=== Information shown ===

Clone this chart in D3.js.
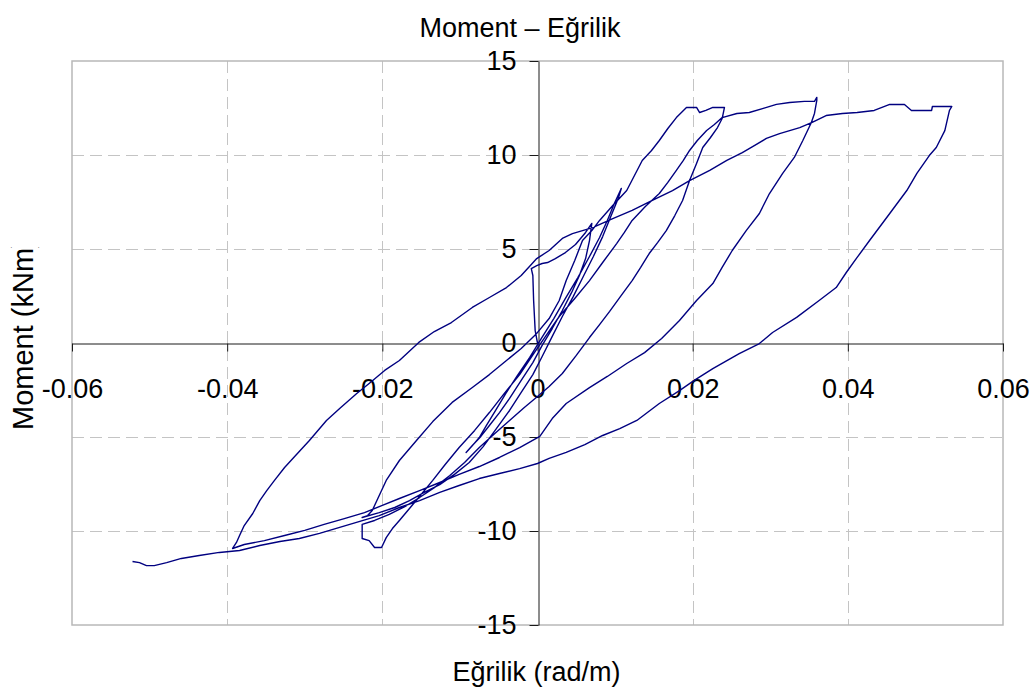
<!DOCTYPE html>
<html>
<head>
<meta charset="utf-8">
<script src="https://cdn.jsdelivr.net/npm/d3@7"></script>
<style>
  html, body { margin: 0; padding: 0; background: #ffffff; }
  svg { display: block; }
  text { font-family: "Liberation Sans", Arial, sans-serif; fill: #000; }
</style>
</head>
<body>
<svg id="chart" width="1035" height="689"></svg>
<script>
// ---- Chart text ----
const chartTitle = "Moment – Eğrilik";
const xTitle = "Eğrilik (rad/m)";
const yTitle = "Moment (kNm)";

// ---- Tick values ----
const xTicks = [-0.06, -0.04, -0.02, 0, 0.02, 0.04, 0.06];
const yTicks = [-15, -10, -5, 0, 5, 10, 15];

// ---- Series: curvature (rad/m) and moment (kNm), in loading order ----
// initial loading and first small cycle
const phase0Curv = [0, -0.0003, -0.0005, -0.0006, -0.0008, -0.0001, 0.0006, 0.0013, 0.0023, 0.0036, 0.0049, 0.0062, 0.0070,
  0.0067, 0.0062, 0.0054, 0.0044, 0.0032, 0.0019, 0.0006, -0.0006, -0.0021, -0.0036, -0.0049, -0.0062, -0.0073, -0.0084, -0.0092,
  -0.0085, -0.0075, -0.0066, -0.0054, -0.0041, -0.0026, -0.0010, 0.0005, 0.0021, 0.0036, 0.0052, 0.0067, 0.0080, 0.0090, 0.0099, 0.0108];
const phase0Mom = [0, 0.66, 2.26, 3.59, 3.96, 4.12, 4.23, 4.28, 4.49, 4.81, 5.24, 5.88, 6.36,
  5.45, 4.49, 3.59, 2.69, 1.73, 0.77, -0.13, -1.04, -1.99, -2.95, -3.70, -4.39, -4.97, -5.45, -5.82,
  -5.51, -5.03, -4.39, -3.59, -2.69, -1.73, -0.77, 0.24, 1.30, 2.37, 3.48, 4.60, 5.61, 6.52, 7.42, 8.22];

// unloading to about -0.022, reloading to about +0.024
const phase1Curv = [0.0104, 0.0095, 0.0084, 0.0072, 0.0059, 0.0046, 0.0032, 0.0019, 0.0006, -0.0006, -0.0021, -0.0036, -0.0053,
  -0.0070, -0.0088, -0.0107, -0.0126, -0.0146, -0.0165, -0.0184, -0.0204, -0.0226,
  -0.0219, -0.0213, -0.0204, -0.0195, -0.0178, -0.0156, -0.0135, -0.0110, -0.0084, -0.0062, -0.0040, -0.0021, -0.0001,
  0.0015, 0.0028, 0.0037, 0.0048, 0.0058, 0.0070, 0.0080, 0.0097, 0.0115, 0.0125, 0.0135, 0.0147, 0.0157, 0.0168, 0.0179,
  0.0192, 0.0205, 0.0209, 0.0217, 0.0226, 0.0241];
const phase1Mom = [7.69, 6.78, 5.66, 4.60, 3.54, 2.47, 1.41, 0.35, -0.72, -1.68, -2.63, -3.59, -4.55,
  -5.51, -6.36, -6.99, -7.53, -7.95, -8.38, -8.75, -9.02, -9.28,
  -9.18, -8.91, -8.11, -7.31, -6.25, -5.19, -4.18, -3.16, -2.37, -1.68, -0.93, -0.29, 0.51,
  1.30, 2.26, 3.32, 4.39, 5.45, 5.98, 6.52, 7.31, 8.11, 8.91, 9.71, 10.24, 10.77, 11.41, 11.99,
  12.53, 12.53, 12.26, 12.37, 12.53, 12.53];

// unloading to about -0.021, reloading to about +0.036
const phase2Curv = [0.0238, 0.0232, 0.0223, 0.0213, 0.0205, 0.0196, 0.0187, 0.0177, 0.0166, 0.0155, 0.0144, 0.0133, 0.0122,
  0.0108, 0.0093, 0.0080, 0.0067, 0.0050, 0.0032, 0.0015, 0.0000, -0.0017, -0.0036, -0.0055, -0.0075, -0.0094, -0.0113,
  -0.0133, -0.0152, -0.0171, -0.0191, -0.0210, -0.0226, -0.0226, -0.0217, -0.0210, -0.0201, -0.0195,
  -0.0187, -0.0178, -0.0165, -0.0150, -0.0135, -0.0119, -0.0101, -0.0081, -0.0062, -0.0043, -0.0023, -0.0004, 0.0013,
  0.0028, 0.0048, 0.0067, 0.0084, 0.0102, 0.0112, 0.0122, 0.0139, 0.0157, 0.0168, 0.0179, 0.0188, 0.0196, 0.0206,
  0.0218, 0.0228, 0.0238, 0.0257, 0.0273, 0.0290, 0.0308, 0.0325, 0.0344, 0.0357, 0.0360];
const phase2Mom = [11.94, 11.46, 10.93, 10.40, 9.55, 8.64, 7.58, 6.78, 5.98, 5.35, 4.76, 4.02, 3.32,
  2.53, 1.68, 0.98, 0.29, -0.66, -1.62, -2.31, -2.85, -3.43, -4.12, -4.81, -5.56, -6.36, -7.05,
  -7.69, -8.22, -8.70, -9.12, -9.44, -9.65, -10.40, -10.51, -10.88, -10.88, -10.35,
  -9.87, -9.44, -8.80, -8.06, -7.31, -6.46, -5.56, -4.65, -3.70, -2.69, -1.68, -0.51, 0.51,
  1.41, 2.37, 3.32, 4.28, 5.29, 5.88, 6.52, 7.26, 7.95, 8.54, 9.18, 9.71, 10.24, 10.77,
  11.30, 11.62, 11.99, 12.21, 12.26, 12.47, 12.69, 12.79, 12.85, 12.85, 13.06];

// unloading to about -0.039, reloading to about +0.053
const phase3Curv = [0.0360, 0.0357, 0.0353, 0.0342, 0.0331, 0.0316, 0.0299, 0.0286, 0.0269, 0.0251, 0.0238, 0.0226, 0.0205,
  0.0183, 0.0160, 0.0138, 0.0115, 0.0090, 0.0067, 0.0037, 0.0019, 0.0003, -0.0023, -0.0049, -0.0075, -0.0101, -0.0126,
  -0.0152, -0.0178, -0.0200, -0.0223, -0.0249, -0.0275, -0.0300, -0.0326, -0.0352, -0.0378, -0.0393,
  -0.0388, -0.0384, -0.0378, -0.0367, -0.0358, -0.0349, -0.0339, -0.0326, -0.0313, -0.0294, -0.0272, -0.0255, -0.0233,
  -0.0217, -0.0197, -0.0178, -0.0153, -0.0133, -0.0111, -0.0084, -0.0062, -0.0040, -0.0021, -0.0008, -0.0001, 0.0015,
  0.0032, 0.0045, 0.0071, 0.0097, 0.0122, 0.0148, 0.0174, 0.0196, 0.0222, 0.0244, 0.0264, 0.0280, 0.0295, 0.0312,
  0.0325, 0.0338, 0.0354, 0.0372, 0.0393, 0.0412, 0.0434, 0.0454, 0.0473, 0.0482, 0.0508, 0.0509, 0.0534];
const phase3Mom = [12.90, 12.21, 11.73, 10.77, 9.87, 9.02, 7.95, 6.89, 5.98, 4.92, 4.02, 3.16, 2.26,
  1.20, 0.24, -0.51, -1.09, -1.78, -2.37, -3.22, -4.02, -4.97, -5.56, -6.09, -6.57, -6.99, -7.42,
  -7.85, -8.27, -8.64, -9.02, -9.34, -9.65, -9.97, -10.24, -10.51, -10.72, -10.93,
  -10.61, -10.24, -9.71, -9.07, -8.38, -7.85, -7.31, -6.62, -6.04, -5.19, -4.12, -3.48, -2.69,
  -2.15, -1.46, -0.93, 0.03, 0.61, 1.09, 1.89, 2.42, 2.95, 3.59, 4.18, 4.49, 4.92,
  5.56, 5.82, 6.14, 6.62, 7.05, 7.58, 8.11, 8.64, 9.18, 9.71, 10.13, 10.51, 10.88, 11.14,
  11.30, 11.46, 11.73, 12.10, 12.21, 12.26, 12.37, 12.69, 12.69, 12.37, 12.37, 12.58, 12.58];

// final unloading to about -0.052
const phase4Curv = [0.0531, 0.0525, 0.0514, 0.0505, 0.0489, 0.0476, 0.0454, 0.0428, 0.0412, 0.0398, 0.0385, 0.0363, 0.0334,
  0.0303, 0.0286, 0.0260, 0.0226, 0.0202, 0.0183, 0.0157, 0.0128, 0.0106, 0.0084, 0.0061, 0.0037, 0.0015, 0.0000,
  -0.0023, -0.0049, -0.0075, -0.0101, -0.0126, -0.0152, -0.0178, -0.0204, -0.0229, -0.0255, -0.0281, -0.0307,
  -0.0332, -0.0358, -0.0384, -0.0410, -0.0436, -0.0459, -0.0478, -0.0494, -0.0504, -0.0513, -0.0522];
const phase4Mom = [12.37, 11.30, 10.40, 9.97, 9.02, 8.11, 6.89, 5.45, 4.55, 3.75, 2.95, 2.26, 1.36,
  0.56, -0.03, -0.56, -1.36, -1.99, -2.53, -3.22, -4.12, -4.55, -4.92, -5.40, -5.82, -6.14, -6.41,
  -6.68, -6.94, -7.21, -7.58, -7.95, -8.38, -8.75, -9.18, -9.49, -9.81, -10.13, -10.40,
  -10.56, -10.77, -11.04, -11.14, -11.30, -11.46, -11.68, -11.84, -11.84, -11.68, -11.62];

const curvature = [].concat(phase0Curv, phase1Curv, phase2Curv, phase3Curv, phase4Curv);
const moment = [].concat(phase0Mom, phase1Mom, phase2Mom, phase3Mom, phase4Mom);
const points = curvature.map((c, i) => [c, moment[i]]);

// ---- Layout ----
const svg = d3.select("#chart");
const plot = { left: 72, right: 1003, top: 61, bottom: 625 };
const FONT = 27;

const x = d3.scaleLinear().domain([-0.06, 0.06]).range([plot.left, plot.right]);
const y = d3.scaleLinear().domain([-15, 15]).range([plot.bottom, plot.top]);

// grid
const grid = svg.append("g").attr("class", "grid")
  .attr("stroke", "#c4c4c4").attr("stroke-width", 1).attr("stroke-dasharray", "12,6");
grid.selectAll("line.v").data(xTicks.filter(t => t !== 0 && Math.abs(t) < 0.059)).enter()
  .append("line").attr("class", "v")
  .attr("x1", d => Math.round(x(d)) + 0.5).attr("x2", d => Math.round(x(d)) + 0.5)
  .attr("y1", plot.top).attr("y2", plot.bottom);
grid.selectAll("line.h").data(yTicks.filter(t => t !== 0 && Math.abs(t) < 14.9)).enter()
  .append("line").attr("class", "h")
  .attr("y1", d => Math.round(y(d)) + 0.5).attr("y2", d => Math.round(y(d)) + 0.5)
  .attr("x1", plot.left).attr("x2", plot.right);

// plot border
svg.append("rect")
  .attr("x", plot.left).attr("y", plot.top)
  .attr("width", plot.right - plot.left).attr("height", plot.bottom - plot.top)
  .attr("fill", "none").attr("stroke", "#b8b8b8").attr("stroke-width", 1.5);

// tick label formats with a plain hyphen-minus, as in the original
const fmtX = d => d === 0 ? "0" : d.toFixed(2);
const fmtY = d => String(d);

// x axis through moment = 0
const xAxis = d3.axisBottom(x).tickValues(xTicks)
  .tickFormat(fmtX)
  .tickSize(8).tickSizeOuter(0).tickPadding(27);
const gx = svg.append("g").attr("transform", `translate(0,${Math.round(y(0)) + 0.5})`).call(xAxis);
gx.attr("font-family", null);
gx.selectAll("text").attr("font-size", FONT).attr("fill", "#000");
gx.selectAll("path, line").attr("stroke", "#1a1a1a");

// y axis through curvature = 0
const yAxis = d3.axisLeft(y).tickValues(yTicks)
  .tickFormat(fmtY)
  .tickSize(9).tickSizeOuter(0).tickPadding(13);
const gy = svg.append("g").attr("transform", `translate(${Math.round(x(0)) + 0.5},0)`).call(yAxis);
gy.attr("font-family", null);
gy.selectAll("text").attr("font-size", FONT).attr("fill", "#000");
gy.selectAll("path, line").attr("stroke", "#1a1a1a");

// series line
const line = d3.line().x(d => x(d[0])).y(d => y(d[1]));
svg.append("path").datum(points)
  .attr("d", line)
  .attr("fill", "none")
  .attr("stroke", "#000080")
  .attr("stroke-width", 1.4)
  .attr("stroke-linejoin", "round");

// titles
svg.append("text").attr("x", 520).attr("y", 37)
  .attr("text-anchor", "middle").attr("font-size", FONT).text(chartTitle);
svg.append("text").attr("x", 536.5).attr("y", 681)
  .attr("text-anchor", "middle").attr("font-size", FONT).text(xTitle);

svg.append("clipPath").attr("id", "ytitle-clip")
  .append("rect").attr("x", 0).attr("y", 247).attr("width", 70).attr("height", 400);
svg.append("g").attr("clip-path", "url(#ytitle-clip)")
  .append("text")
  .attr("transform", "translate(33,430) rotate(-90)")
  .attr("text-anchor", "start").attr("font-size", 29).text(yTitle);
</script>
</body>
</html>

===

● **Exercise brief**: The lines from the top of the data above through the one holding "const yTicks = [-15, -10, -5, 0, 5, 10, 15];" are to be repeated exactly, and only those, with no pictures.

● **Task answer**:
Clone this chart in D3.js.
<!DOCTYPE html>
<html>
<head>
<meta charset="utf-8">
<script src="https://cdn.jsdelivr.net/npm/d3@7"></script>
<style>
  html, body { margin: 0; padding: 0; background: #ffffff; }
  svg { display: block; }
  text { font-family: "Liberation Sans", Arial, sans-serif; fill: #000; }
</style>
</head>
<body>
<svg id="chart" width="1035" height="689"></svg>
<script>
// ---- Chart text ----
const chartTitle = "Moment – Eğrilik";
const xTitle = "Eğrilik (rad/m)";
const yTitle = "Moment (kNm)";

// ---- Tick values ----
const xTicks = [-0.06, -0.04, -0.02, 0, 0.02, 0.04, 0.06];
const yTicks = [-15, -10, -5, 0, 5, 10, 15];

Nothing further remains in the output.